First, I tried to convince my Husband to go with me to the function. I picked up from his response and in my spirit that he really wanted time to relax at home after a long week of work, and getting adjusted to his new surroundings and routine. I thought, I could go and do my own thing, and it might make him miss me a little, plus I'd get to spend time with my "friends". Still, I prayed and God told me, be still, and defer to your husband. I decided to wait to make a decision until I arrived home.

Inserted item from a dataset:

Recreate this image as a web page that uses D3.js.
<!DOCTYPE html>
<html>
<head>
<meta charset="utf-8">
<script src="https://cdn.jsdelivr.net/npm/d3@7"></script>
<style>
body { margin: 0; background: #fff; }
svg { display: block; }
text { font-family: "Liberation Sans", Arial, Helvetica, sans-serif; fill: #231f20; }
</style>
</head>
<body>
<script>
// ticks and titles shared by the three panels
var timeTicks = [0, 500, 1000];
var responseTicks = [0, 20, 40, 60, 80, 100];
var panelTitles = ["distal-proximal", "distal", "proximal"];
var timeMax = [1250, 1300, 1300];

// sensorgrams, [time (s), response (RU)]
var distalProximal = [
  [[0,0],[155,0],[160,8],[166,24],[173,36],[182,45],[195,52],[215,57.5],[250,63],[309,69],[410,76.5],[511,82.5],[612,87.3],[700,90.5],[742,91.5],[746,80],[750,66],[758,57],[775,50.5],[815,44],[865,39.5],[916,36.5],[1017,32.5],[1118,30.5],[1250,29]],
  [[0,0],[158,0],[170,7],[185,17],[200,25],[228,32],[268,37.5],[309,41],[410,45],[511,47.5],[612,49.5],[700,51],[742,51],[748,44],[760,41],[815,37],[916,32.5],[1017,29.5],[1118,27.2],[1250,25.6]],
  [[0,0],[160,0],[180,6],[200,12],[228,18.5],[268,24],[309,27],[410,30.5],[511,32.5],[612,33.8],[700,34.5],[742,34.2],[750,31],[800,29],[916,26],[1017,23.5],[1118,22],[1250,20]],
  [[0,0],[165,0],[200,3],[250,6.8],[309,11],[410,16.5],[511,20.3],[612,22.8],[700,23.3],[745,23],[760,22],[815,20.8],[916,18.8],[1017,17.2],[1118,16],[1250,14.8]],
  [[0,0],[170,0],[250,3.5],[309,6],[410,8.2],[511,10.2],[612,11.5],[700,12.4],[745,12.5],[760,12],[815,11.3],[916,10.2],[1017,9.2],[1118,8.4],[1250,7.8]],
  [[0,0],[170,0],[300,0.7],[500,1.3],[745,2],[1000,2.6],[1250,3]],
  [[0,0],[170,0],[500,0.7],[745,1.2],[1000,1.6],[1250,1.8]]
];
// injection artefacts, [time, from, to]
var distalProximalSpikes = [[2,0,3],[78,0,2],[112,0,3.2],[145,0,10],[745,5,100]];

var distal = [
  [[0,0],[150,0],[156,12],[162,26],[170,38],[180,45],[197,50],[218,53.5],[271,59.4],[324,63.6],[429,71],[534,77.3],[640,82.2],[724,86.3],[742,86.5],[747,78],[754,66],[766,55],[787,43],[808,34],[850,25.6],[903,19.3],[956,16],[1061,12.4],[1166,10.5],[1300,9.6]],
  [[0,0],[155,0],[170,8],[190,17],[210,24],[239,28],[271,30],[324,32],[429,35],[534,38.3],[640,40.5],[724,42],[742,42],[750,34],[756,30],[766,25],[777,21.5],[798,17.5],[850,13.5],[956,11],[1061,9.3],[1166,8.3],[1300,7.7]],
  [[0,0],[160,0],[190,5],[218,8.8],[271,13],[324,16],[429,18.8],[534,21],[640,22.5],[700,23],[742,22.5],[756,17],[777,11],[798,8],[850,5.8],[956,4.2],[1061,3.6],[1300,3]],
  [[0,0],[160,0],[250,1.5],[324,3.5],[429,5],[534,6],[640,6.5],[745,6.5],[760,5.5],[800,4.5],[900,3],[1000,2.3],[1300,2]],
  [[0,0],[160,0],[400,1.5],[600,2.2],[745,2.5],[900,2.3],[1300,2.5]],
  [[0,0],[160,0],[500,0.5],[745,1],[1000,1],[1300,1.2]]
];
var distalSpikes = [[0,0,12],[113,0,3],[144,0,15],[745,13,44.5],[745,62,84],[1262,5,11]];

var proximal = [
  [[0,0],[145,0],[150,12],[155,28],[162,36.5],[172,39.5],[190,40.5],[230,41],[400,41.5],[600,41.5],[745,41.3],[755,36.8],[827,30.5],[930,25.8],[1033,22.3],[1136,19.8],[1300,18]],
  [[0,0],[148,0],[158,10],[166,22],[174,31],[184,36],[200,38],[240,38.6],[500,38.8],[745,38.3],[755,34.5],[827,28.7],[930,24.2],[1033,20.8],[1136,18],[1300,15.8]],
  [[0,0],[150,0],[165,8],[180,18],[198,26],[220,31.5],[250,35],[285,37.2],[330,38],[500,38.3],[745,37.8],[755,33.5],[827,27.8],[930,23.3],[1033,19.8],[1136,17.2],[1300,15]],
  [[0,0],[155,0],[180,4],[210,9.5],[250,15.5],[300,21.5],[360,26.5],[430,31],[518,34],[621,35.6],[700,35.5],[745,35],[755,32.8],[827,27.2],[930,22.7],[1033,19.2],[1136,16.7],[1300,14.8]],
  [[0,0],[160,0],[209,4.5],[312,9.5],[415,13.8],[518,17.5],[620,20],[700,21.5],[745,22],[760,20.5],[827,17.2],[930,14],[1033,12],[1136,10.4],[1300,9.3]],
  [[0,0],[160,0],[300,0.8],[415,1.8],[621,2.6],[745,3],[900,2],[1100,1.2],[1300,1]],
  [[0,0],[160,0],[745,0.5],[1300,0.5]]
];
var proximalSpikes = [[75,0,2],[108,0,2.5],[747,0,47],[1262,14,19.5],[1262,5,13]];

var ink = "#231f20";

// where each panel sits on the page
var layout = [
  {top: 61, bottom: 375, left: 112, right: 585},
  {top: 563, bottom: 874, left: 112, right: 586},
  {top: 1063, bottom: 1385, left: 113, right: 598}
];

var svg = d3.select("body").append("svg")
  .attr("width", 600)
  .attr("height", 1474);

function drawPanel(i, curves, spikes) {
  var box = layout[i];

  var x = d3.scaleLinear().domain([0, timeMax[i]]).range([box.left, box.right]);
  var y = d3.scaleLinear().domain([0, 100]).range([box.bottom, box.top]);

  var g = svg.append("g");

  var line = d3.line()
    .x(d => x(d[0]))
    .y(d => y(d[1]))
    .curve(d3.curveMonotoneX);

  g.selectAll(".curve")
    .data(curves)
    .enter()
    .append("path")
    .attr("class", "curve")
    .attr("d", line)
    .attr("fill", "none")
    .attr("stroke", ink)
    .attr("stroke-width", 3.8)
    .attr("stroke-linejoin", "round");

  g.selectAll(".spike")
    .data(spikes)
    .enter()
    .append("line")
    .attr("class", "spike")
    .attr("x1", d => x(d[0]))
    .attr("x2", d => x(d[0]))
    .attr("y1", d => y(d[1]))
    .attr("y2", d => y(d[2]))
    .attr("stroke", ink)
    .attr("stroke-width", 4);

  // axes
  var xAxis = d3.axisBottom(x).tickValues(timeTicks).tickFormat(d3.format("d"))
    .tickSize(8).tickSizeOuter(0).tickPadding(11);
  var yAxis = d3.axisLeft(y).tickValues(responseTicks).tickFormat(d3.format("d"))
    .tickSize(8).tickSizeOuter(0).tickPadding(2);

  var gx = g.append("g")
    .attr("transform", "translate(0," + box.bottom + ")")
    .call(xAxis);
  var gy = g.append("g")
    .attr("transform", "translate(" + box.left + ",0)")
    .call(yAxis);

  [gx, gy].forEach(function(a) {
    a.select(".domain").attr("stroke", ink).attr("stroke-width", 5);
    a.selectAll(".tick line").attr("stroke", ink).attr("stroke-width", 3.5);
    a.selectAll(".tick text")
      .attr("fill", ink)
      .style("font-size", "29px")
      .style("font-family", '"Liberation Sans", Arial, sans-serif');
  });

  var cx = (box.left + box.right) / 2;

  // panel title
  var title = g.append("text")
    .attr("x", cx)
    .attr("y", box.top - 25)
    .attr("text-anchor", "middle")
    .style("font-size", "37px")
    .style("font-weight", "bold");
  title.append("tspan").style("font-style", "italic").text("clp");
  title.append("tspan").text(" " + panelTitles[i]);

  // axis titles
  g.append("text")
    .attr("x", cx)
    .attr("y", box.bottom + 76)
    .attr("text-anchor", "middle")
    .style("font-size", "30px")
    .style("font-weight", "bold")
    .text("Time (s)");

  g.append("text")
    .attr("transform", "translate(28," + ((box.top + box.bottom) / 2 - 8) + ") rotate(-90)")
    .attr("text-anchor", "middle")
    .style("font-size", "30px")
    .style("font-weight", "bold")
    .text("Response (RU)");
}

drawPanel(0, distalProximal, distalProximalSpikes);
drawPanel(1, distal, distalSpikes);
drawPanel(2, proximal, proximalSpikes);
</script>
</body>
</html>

When I got home, and realized from my husbands demeanor that it wasn't likely to happen, I began to get a bit sad that I couldn't just go freely and do what it was that I wanted to do, when I wanted to do it. He wouldn't have been mad had I insisted, but I could tell in my spirit that he desired my company...alone. Once again, the Lord spoke to my spirit and assured me to be still, and defer and submit to my husbands desires.

Suddenly, we began talking about his day, and he opened up more than usual. He was more interested than normal in learning about my day. We enjoyed a lovely dinner, and laughed and joked all night. This continued long into a weekend filled with laughter, communication, emotional and physical intimacy, and rejuvenation. The bond that we've built over one weekend has taken us to a deeper level of oneness and intimacy that would transcend into our future together.

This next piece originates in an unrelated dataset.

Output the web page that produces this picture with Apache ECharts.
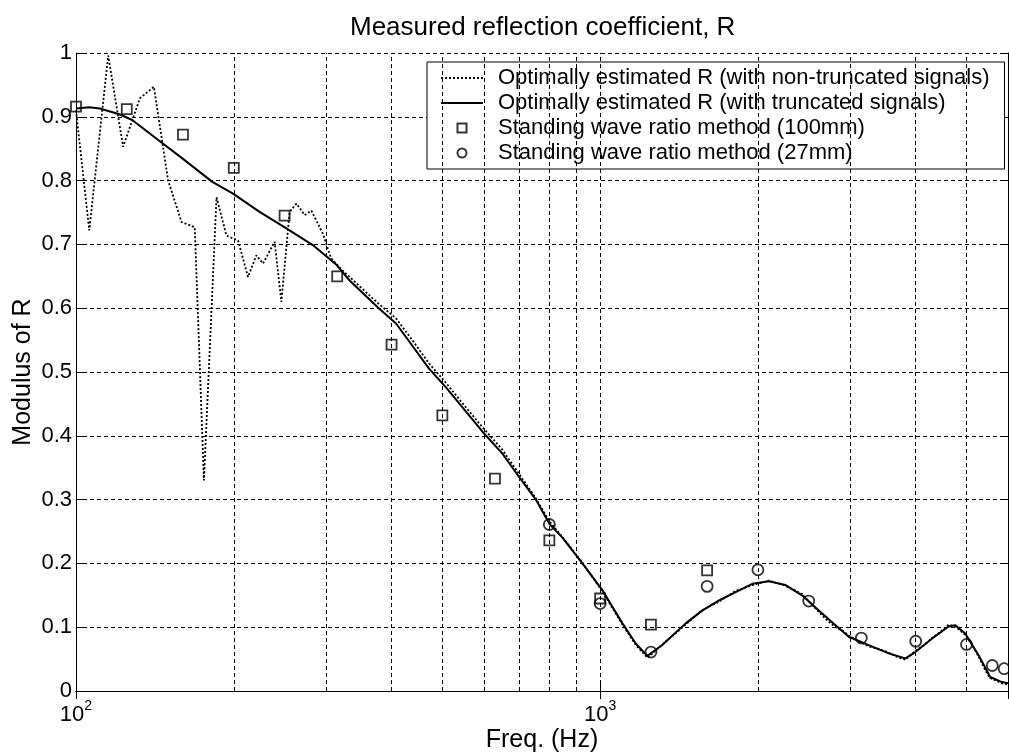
<!DOCTYPE html>
<html>
<head>
<meta charset="utf-8">
<script src="https://cdn.jsdelivr.net/npm/echarts@6/dist/echarts.min.js"></script>
<style>html,body{margin:0;padding:0;background:#fff}#c{width:1009px;height:756px}</style>
</head>
<body>
<div id="c"></div>
<script>
// Optimally estimated R (with non-truncated signals) — dotted
const nonTruncFreq = [100, 106, 115.2, 123, 132.4, 140.8, 149.9, 159, 168.5, 175.4, 185.4, 193.6, 203.8, 212.9, 220.9, 227.4, 239.3, 246.5, 255.6, 263.3, 273.1, 281.2, 295.8, 302.4, 306.9,
  320, 348, 379, 408, 440, 472, 508, 550, 597, 651, 701, 754, 800, 848, 925, 1010, 1103, 1170, 1231, 1314, 1400, 1456, 1566, 1686, 1814, 1951, 2099, 2258, 2428, 2613, 2700, 2812, 2900, 2981, 3100, 3253, 3400, 3553, 3700, 3823, 3994, 4150, 4295, 4450, 4622, 4760, 4972, 5100, 5273, 5450, 5550, 5700, 5840, 6000];
const nonTruncR = [0.910, 0.722, 0.996, 0.853, 0.929, 0.947, 0.800, 0.735, 0.727, 0.330, 0.774, 0.714, 0.706, 0.649, 0.683, 0.670, 0.704, 0.610, 0.751, 0.764, 0.746, 0.753, 0.717, 0.693, 0.678,
  0.662, 0.634, 0.606, 0.584, 0.548, 0.513, 0.483, 0.448, 0.413, 0.378, 0.340, 0.302, 0.266, 0.241, 0.201, 0.156, 0.104, 0.072, 0.052, 0.073, 0.092, 0.104, 0.127, 0.140, 0.157, 0.166, 0.173, 0.165, 0.152, 0.124, 0.112, 0.100, 0.095, 0.087, 0.079, 0.070, 0.066, 0.060, 0.053, 0.049, 0.063, 0.072, 0.083, 0.092, 0.104, 0.101, 0.088, 0.075, 0.054, 0.030, 0.020, 0.016, 0.012, 0.010];

// Optimally estimated R (with truncated signals) — solid
const truncFreq = [100, 106, 111, 121, 128, 146, 160, 182, 199, 224, 252, 283, 314, 333, 379, 408, 472, 508, 597, 651, 701, 754, 800, 848, 925, 1010, 1103, 1170, 1231, 1314, 1353, 1456, 1566, 1686, 1814, 1951, 2099, 2258, 2428, 2613, 2812, 2981, 3253, 3553, 3823, 3994, 4295, 4622, 4760, 4972, 5273, 5550, 5840, 6000];
const truncR = [0.913, 0.915, 0.913, 0.904, 0.895, 0.859, 0.834, 0.798, 0.780, 0.751, 0.725, 0.699, 0.668, 0.643, 0.599, 0.576, 0.505, 0.476, 0.406, 0.372, 0.335, 0.300, 0.262, 0.240, 0.200, 0.158, 0.106, 0.074, 0.055, 0.072, 0.082, 0.106, 0.126, 0.142, 0.155, 0.168, 0.172, 0.166, 0.150, 0.126, 0.103, 0.085, 0.072, 0.059, 0.051, 0.061, 0.082, 0.101, 0.103, 0.090, 0.056, 0.022, 0.014, 0.012];

// Standing wave ratio method (100mm) — squares
const swr100Freq = [100, 125, 160, 200, 250, 315, 400, 500, 630, 800, 1000, 1250, 1600];
const swr100R = [0.916, 0.912, 0.872, 0.820, 0.745, 0.650, 0.543, 0.432, 0.333, 0.236, 0.145, 0.104, 0.189];

// Standing wave ratio method (27mm) — circles
const swr27Freq = [800, 1000, 1250, 1600, 2000, 2500, 3150, 4000, 5000, 5600, 5900];
const swr27R = [0.261, 0.137, 0.061, 0.164, 0.190, 0.141, 0.083, 0.078, 0.073, 0.040, 0.035];

// minor (vertical) grid frequencies on the log axis
const gridFreqs = [200, 300, 400, 500, 600, 700, 800, 900, 1000, 2000, 3000, 4000, 5000];

const zip = (xs, ys) => xs.map((x, i) => [x, ys[i]]);
const FONT = '"Liberation Sans", Arial, Helvetica, sans-serif';
const dash = [4, 3];
const NAMES = ['Optimally estimated R (with non-truncated signals)', 'Optimally estimated R (with truncated signals)',
               'Standing wave ratio method (100mm)', 'Standing wave ratio method (27mm)'];

const chart = echarts.init(document.getElementById('c'), null, {renderer: 'canvas'});
chart.setOption({
  animation: false,
  backgroundColor: '#fff',
  textStyle: {fontFamily: FONT, color: '#000'},
  title: {
    text: 'Measured reflection coefficient, R',
    left: 350, top: 15, padding: 0,
    textStyle: {fontFamily: FONT, fontSize: 26, fontWeight: 'normal', color: '#000'}
  },
  legend: {
    data: [
      {name: NAMES[0], itemStyle: {opacity: 0}},
      {name: NAMES[1], itemStyle: {opacity: 0}},
      {name: NAMES[2], icon: 'path://M0,0L10,0L10,10L0,10Z'},
      {name: NAMES[3], icon: 'circle'}
    ],
    orient: 'vertical', left: 427, top: 62,
    padding: [3.5, 15, 3.5, 13],
    itemGap: 0, itemWidth: 42, itemHeight: 9,
    backgroundColor: '#fff', borderColor: '#000', borderWidth: 1, borderRadius: 0,
    textStyle: {fontFamily: FONT, fontSize: 22, color: '#000', lineHeight: 25, padding: [0, 0, 0, 10]},
    selectedMode: false
  },
  grid: {left: 76, top: 53, width: 932, height: 638, containLabel: false, outerBoundsMode: 'none'},
  xAxis: [{
    type: 'log', logBase: 10, min: 100, max: 6000,
    name: 'Freq. (Hz)', nameLocation: 'middle', nameGap: 37, nameMoveOverlap: false,
    nameTextStyle: {fontFamily: FONT, fontSize: 25, color: '#000'},
    axisLine: {lineStyle: {color: '#000', width: 1}},
    axisTick: {inside: true, length: 8, lineStyle: {color: '#000'}},
    splitLine: {show: false},
    axisLabel: {
      margin: 8, showMaxLabel: false,
      formatter: v => {
        const e = Math.round(Math.log10(v));
        if (Math.abs(Math.log10(v) - e) > 1e-6) return '';
        return '{b|10}{s|' + e + '}';
      },
      rich: {
        b: {fontFamily: FONT, fontSize: 22, lineHeight: 27, verticalAlign: 'bottom', color: '#000'},
        s: {fontFamily: FONT, fontSize: 14, lineHeight: 14, verticalAlign: 'top', color: '#000'}
      }
    }
  }, {
    type: 'log', logBase: 10, min: 100, max: 6000, position: 'top',
    axisLine: {show: true, lineStyle: {color: '#000', width: 1}},
    axisTick: {inside: true, length: 8, lineStyle: {color: '#000'}},
    axisLabel: {show: false}, splitLine: {show: false}
  }],
  yAxis: [{
    type: 'value', min: 0, max: 1, interval: 0.1,
    name: 'Modulus of R', nameLocation: 'middle', nameGap: 40, nameMoveOverlap: false,
    nameTextStyle: {fontFamily: FONT, fontSize: 25, color: '#000'},
    axisLine: {show: true, lineStyle: {color: '#000', width: 1}},
    axisTick: {show: true, inside: true, length: 8, lineStyle: {color: '#000'}},
    axisLabel: {fontFamily: FONT, fontSize: 22, color: '#000', margin: 4},
    splitLine: {show: true, lineStyle: {color: '#000', width: 1, type: dash}}
  }, {
    type: 'value', min: 0, max: 1, interval: 0.1, position: 'right',
    axisLine: {show: true, lineStyle: {color: '#000', width: 1}},
    axisTick: {show: true, inside: true, length: 8, lineStyle: {color: '#000'}},
    axisLabel: {show: false}, splitLine: {show: false}
  }],
  series: [
    {
      name: 'grid', type: 'line', data: [], z: 1, silent: true,
      markLine: {
        silent: true, symbol: ['none', 'none'], animation: false,
        label: {show: false},
        lineStyle: {color: '#000', width: 1, type: dash},
        emphasis: {disabled: true},
        data: gridFreqs.map(f => ({xAxis: f}))
      }
    },
    {
      name: NAMES[0], type: 'line', z: 3,
      data: zip(nonTruncFreq, nonTruncR), symbol: 'none', showSymbol: false,
      lineStyle: {color: '#000', width: 1.8, type: [2, 2]}, itemStyle: {color: '#000'}
    },
    {
      name: NAMES[1], type: 'line', z: 4,
      data: zip(truncFreq, truncR), symbol: 'none', showSymbol: false,
      lineStyle: {color: '#000', width: 2}, itemStyle: {color: '#000'}
    },
    {
      name: NAMES[2], type: 'scatter', z: 5,
      data: zip(swr100Freq, swr100R), symbol: 'rect', symbolSize: 10,
      itemStyle: {color: 'rgba(0,0,0,0)', borderColor: '#000', borderWidth: 1.8}
    },
    {
      name: NAMES[3], type: 'scatter', z: 5,
      data: zip(swr27Freq, swr27R), symbol: 'circle', symbolSize: 11,
      itemStyle: {color: 'rgba(0,0,0,0)', borderColor: '#000', borderWidth: 1.8}
    }
  ]
});
</script>
</body>
</html>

As newlyweds, or even seasoned married couples, it's not unusual to miss your old life, being around friends and family as much, or even feel a nagging sense of nostalgia for the "freedom" you used to enjoy as a single person. However, the Lord showed me this weekend that those thoughts can often be a trick of the enemy, and the importance of this special time in marriage to cleave to my spouse, build a foundation in Him, and get to know one another.

It may take months or even a year or two before God leads you to branch out apart from one other to attend to family needs or career goals. For now, the time of learning, growing together, and bonding requires a special amount of care, time, and self-sacrifice. The payoff is that in years to come as life tries to pull you apart or in different directions, you'll be a three stranded cord that will not break!




(verb) cleave - come or be in close contact with; stick or hold together and resist separation

Gen 24 That is why a man leaves his father and mother and is united to his wife, and they become one flesh.

Ecc. 4:12 And if one prevail against him, two shall withstand him; and a threefold cord is not quickly broken.

Deut. 24:5 If a man has recently married, he must not be sent to war or have any other duty laid on him. For one year he is to be free to stay at home and bring happiness to the wife he has married.